## Objective
Listed below are entries; give the number of lines among them that include "this", and only that number.
[start]
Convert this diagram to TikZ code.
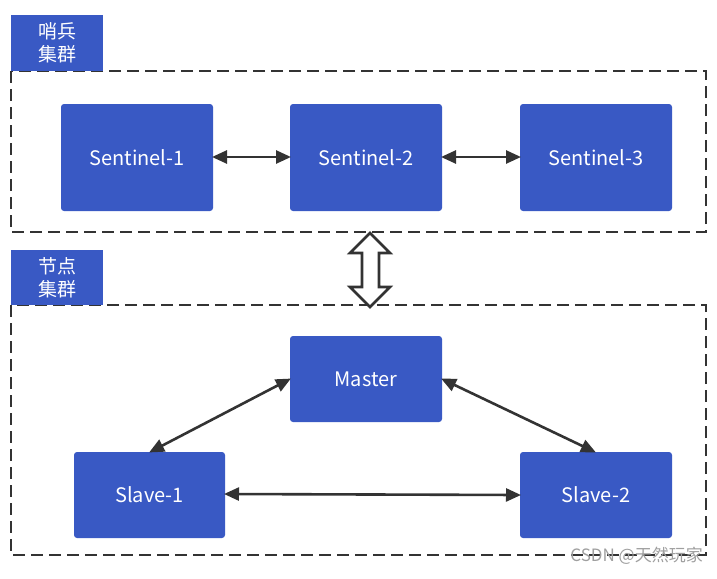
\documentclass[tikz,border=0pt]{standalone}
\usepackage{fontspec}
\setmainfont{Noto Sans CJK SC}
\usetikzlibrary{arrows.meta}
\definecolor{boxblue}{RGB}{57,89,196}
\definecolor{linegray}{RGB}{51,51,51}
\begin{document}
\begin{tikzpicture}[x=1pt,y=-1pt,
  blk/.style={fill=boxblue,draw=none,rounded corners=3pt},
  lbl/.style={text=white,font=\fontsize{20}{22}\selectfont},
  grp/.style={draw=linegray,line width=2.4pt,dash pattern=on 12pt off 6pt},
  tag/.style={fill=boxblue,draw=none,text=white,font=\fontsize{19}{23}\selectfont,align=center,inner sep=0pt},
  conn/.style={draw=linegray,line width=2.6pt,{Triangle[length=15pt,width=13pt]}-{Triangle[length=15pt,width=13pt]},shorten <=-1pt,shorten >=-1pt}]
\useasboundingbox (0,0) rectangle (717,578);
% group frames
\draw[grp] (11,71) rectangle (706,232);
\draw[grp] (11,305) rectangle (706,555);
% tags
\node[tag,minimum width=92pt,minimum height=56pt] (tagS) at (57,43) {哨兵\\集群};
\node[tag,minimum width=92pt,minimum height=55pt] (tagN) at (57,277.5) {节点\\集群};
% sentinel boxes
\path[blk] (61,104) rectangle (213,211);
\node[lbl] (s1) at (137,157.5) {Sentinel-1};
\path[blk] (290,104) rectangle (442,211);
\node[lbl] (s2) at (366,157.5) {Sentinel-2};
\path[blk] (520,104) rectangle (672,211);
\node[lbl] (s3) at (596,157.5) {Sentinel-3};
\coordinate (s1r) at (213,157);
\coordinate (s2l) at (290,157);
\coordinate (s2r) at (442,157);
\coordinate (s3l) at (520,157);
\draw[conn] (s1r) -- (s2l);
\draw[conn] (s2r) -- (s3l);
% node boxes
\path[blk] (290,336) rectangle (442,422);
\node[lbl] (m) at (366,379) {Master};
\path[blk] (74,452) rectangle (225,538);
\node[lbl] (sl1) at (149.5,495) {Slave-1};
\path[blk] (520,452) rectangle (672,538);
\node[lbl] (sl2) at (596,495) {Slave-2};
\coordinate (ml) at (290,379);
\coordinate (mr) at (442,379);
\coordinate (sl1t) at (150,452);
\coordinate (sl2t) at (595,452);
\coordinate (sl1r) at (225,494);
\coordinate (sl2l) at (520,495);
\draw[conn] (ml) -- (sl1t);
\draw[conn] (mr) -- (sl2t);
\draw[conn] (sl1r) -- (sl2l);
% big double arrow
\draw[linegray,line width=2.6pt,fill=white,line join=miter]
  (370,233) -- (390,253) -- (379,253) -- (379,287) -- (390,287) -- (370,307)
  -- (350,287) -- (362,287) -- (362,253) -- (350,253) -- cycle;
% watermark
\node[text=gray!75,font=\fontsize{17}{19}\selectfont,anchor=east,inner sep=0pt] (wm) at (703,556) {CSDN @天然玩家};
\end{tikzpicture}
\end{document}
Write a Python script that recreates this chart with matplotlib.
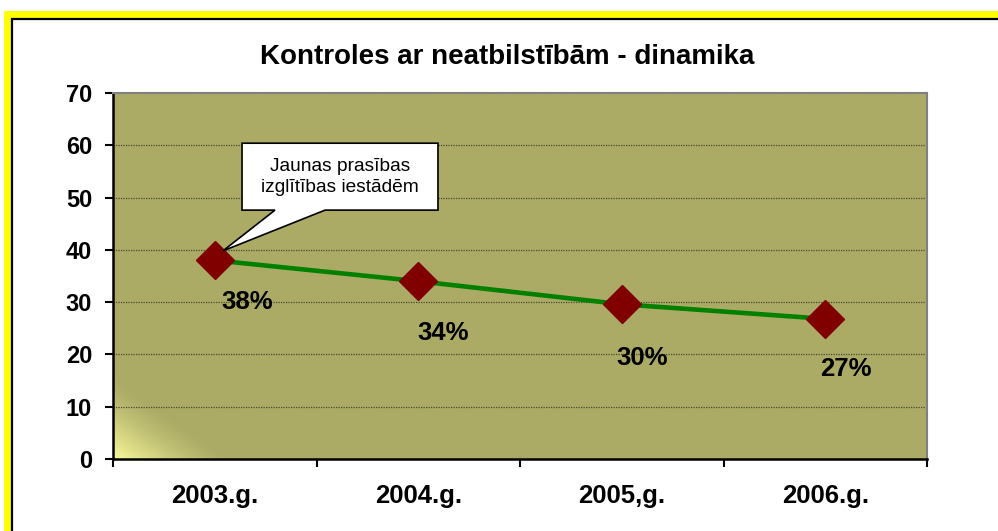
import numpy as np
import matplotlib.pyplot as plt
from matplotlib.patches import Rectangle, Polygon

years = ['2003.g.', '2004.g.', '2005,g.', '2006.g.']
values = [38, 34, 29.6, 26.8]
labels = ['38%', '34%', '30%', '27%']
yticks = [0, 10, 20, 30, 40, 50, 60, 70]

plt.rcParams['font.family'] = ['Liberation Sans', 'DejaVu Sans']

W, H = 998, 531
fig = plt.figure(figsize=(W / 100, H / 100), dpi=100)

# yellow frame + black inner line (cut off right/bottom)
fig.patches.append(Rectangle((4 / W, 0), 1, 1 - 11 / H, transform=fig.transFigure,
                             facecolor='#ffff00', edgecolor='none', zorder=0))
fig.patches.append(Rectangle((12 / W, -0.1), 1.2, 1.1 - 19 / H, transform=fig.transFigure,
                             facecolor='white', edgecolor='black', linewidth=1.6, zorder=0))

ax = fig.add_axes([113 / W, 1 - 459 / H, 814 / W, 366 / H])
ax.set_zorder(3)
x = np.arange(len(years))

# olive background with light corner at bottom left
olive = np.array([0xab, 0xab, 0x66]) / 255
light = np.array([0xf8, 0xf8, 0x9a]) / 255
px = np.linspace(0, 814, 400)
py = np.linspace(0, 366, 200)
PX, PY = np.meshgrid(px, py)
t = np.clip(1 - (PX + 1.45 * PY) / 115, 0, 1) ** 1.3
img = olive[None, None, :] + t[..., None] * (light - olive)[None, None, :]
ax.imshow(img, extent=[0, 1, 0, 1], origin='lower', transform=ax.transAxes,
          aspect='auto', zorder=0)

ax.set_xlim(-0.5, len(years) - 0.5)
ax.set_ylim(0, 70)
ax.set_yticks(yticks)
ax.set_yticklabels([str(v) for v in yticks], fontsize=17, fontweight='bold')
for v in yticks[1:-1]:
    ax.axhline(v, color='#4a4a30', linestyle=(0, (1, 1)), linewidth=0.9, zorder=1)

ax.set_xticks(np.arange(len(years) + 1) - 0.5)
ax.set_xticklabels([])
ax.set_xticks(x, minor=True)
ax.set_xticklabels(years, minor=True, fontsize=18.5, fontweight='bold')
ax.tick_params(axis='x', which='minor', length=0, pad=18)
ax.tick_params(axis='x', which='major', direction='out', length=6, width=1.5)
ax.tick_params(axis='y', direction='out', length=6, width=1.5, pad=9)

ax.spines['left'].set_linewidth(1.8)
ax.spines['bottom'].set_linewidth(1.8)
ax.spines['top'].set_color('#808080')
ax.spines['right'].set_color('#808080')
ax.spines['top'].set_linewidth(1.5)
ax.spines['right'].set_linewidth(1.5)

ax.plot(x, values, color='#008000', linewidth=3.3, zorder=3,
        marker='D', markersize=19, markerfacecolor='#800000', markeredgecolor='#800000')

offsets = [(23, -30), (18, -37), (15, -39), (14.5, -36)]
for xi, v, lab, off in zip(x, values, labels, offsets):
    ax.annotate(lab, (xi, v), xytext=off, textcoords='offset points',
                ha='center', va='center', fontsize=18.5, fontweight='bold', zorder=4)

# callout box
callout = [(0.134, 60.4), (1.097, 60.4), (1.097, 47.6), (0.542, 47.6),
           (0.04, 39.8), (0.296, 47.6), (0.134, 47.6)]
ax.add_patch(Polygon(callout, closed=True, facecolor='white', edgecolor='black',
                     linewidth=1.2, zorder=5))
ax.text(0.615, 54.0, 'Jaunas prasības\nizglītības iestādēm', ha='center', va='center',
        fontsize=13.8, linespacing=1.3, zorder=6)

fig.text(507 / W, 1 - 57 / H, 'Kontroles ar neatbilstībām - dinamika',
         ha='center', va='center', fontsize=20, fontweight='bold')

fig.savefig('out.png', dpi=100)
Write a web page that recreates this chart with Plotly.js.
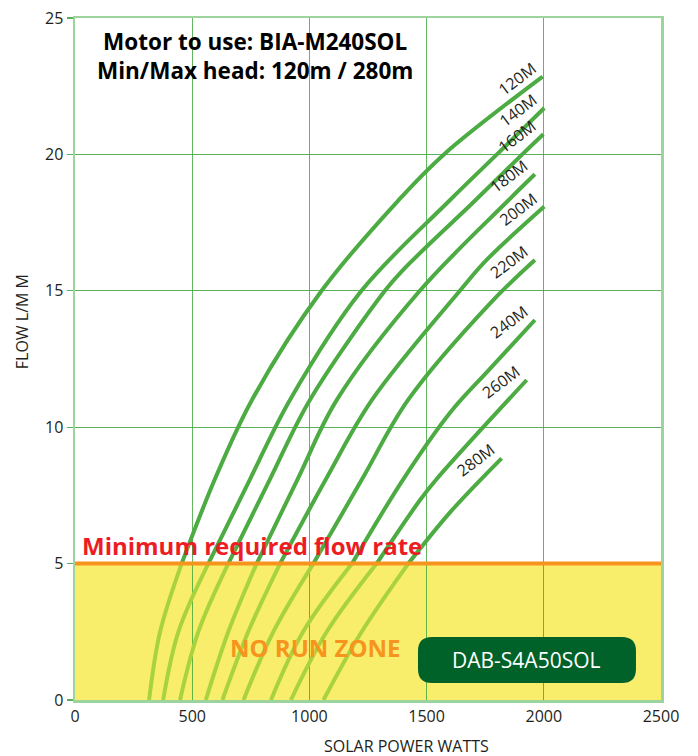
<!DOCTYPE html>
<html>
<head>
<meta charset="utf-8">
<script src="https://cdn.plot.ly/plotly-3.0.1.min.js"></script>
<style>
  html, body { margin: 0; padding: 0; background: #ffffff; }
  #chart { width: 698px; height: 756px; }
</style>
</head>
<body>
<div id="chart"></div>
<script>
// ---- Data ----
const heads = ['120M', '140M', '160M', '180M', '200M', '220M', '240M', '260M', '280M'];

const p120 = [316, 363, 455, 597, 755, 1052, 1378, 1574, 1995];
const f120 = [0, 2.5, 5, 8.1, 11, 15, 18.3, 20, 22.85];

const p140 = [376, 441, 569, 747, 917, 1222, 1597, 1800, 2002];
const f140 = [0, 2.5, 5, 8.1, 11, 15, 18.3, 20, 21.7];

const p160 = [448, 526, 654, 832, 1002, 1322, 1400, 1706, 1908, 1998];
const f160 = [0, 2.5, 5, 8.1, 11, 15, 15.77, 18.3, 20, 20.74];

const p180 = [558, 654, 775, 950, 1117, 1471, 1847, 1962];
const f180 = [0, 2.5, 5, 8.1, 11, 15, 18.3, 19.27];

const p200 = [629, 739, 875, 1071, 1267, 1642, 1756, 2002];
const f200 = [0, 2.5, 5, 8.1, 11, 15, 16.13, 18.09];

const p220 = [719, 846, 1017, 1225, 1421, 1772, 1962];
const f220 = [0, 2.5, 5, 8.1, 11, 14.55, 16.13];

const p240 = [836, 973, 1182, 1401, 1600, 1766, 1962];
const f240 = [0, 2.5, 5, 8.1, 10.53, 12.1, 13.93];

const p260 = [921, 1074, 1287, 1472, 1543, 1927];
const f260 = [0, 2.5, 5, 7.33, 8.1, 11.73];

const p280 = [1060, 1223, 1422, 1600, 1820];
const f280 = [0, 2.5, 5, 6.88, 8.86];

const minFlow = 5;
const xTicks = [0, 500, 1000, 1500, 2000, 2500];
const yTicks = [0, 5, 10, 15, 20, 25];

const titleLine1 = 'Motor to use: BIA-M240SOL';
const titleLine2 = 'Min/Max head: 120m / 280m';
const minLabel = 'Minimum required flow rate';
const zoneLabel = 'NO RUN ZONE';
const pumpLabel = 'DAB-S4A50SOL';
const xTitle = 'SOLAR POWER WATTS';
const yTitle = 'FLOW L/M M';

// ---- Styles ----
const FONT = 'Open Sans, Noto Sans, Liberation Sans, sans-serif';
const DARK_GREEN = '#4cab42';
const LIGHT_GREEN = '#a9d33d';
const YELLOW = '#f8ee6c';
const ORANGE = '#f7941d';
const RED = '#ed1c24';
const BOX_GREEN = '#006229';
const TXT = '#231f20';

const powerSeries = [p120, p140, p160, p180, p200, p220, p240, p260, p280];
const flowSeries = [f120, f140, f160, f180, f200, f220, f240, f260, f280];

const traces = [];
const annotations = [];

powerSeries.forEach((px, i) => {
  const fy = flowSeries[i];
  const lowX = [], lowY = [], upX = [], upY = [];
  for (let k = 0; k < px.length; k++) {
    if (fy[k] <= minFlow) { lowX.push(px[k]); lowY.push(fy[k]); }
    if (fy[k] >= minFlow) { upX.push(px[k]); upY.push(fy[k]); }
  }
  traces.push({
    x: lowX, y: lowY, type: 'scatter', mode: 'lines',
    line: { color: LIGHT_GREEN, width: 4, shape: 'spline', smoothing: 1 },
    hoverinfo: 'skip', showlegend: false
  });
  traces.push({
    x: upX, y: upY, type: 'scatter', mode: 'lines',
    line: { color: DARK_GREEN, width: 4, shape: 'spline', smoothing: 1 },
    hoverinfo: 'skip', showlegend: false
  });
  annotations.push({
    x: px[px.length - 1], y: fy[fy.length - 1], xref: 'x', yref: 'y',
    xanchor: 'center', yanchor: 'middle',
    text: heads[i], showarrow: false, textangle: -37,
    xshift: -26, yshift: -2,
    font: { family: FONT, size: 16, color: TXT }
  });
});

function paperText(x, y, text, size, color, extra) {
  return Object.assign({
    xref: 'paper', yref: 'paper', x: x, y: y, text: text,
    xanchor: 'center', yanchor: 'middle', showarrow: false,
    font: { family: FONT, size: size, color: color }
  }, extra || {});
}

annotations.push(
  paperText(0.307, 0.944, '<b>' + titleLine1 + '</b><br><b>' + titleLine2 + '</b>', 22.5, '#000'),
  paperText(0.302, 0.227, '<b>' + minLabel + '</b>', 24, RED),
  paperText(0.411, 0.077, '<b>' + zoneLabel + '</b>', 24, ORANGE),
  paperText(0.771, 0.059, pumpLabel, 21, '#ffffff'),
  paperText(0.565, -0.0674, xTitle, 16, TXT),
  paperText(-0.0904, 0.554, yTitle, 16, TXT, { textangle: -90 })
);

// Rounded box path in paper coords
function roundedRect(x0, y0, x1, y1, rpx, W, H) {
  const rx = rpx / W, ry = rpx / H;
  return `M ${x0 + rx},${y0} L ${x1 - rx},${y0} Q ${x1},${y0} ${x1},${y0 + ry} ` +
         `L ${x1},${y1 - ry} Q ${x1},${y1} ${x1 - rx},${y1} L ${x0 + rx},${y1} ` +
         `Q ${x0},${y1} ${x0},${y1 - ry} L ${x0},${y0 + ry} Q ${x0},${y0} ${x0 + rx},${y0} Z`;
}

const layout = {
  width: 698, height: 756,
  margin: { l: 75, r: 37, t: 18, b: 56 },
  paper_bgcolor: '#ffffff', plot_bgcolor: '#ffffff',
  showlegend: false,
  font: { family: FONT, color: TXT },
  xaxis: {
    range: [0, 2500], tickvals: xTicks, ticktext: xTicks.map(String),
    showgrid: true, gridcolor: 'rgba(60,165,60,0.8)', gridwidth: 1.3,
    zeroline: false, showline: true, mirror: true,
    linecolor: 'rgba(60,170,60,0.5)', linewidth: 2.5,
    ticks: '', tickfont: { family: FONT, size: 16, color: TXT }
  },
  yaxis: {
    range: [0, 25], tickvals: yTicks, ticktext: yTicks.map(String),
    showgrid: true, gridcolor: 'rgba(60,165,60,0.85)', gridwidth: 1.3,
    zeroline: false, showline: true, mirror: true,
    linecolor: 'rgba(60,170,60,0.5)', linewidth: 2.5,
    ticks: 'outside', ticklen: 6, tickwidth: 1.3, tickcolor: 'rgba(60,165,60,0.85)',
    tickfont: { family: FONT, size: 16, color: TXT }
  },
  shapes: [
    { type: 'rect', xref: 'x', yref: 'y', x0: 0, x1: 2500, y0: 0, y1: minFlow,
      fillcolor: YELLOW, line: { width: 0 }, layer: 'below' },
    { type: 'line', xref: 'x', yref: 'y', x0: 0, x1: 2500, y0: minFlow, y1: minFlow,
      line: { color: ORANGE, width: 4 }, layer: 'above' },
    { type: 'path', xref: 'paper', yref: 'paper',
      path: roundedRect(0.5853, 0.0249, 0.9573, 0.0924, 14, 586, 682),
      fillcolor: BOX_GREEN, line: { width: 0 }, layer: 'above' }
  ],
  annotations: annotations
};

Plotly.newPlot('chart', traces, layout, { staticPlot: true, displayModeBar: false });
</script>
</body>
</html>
[end]
## Final result
3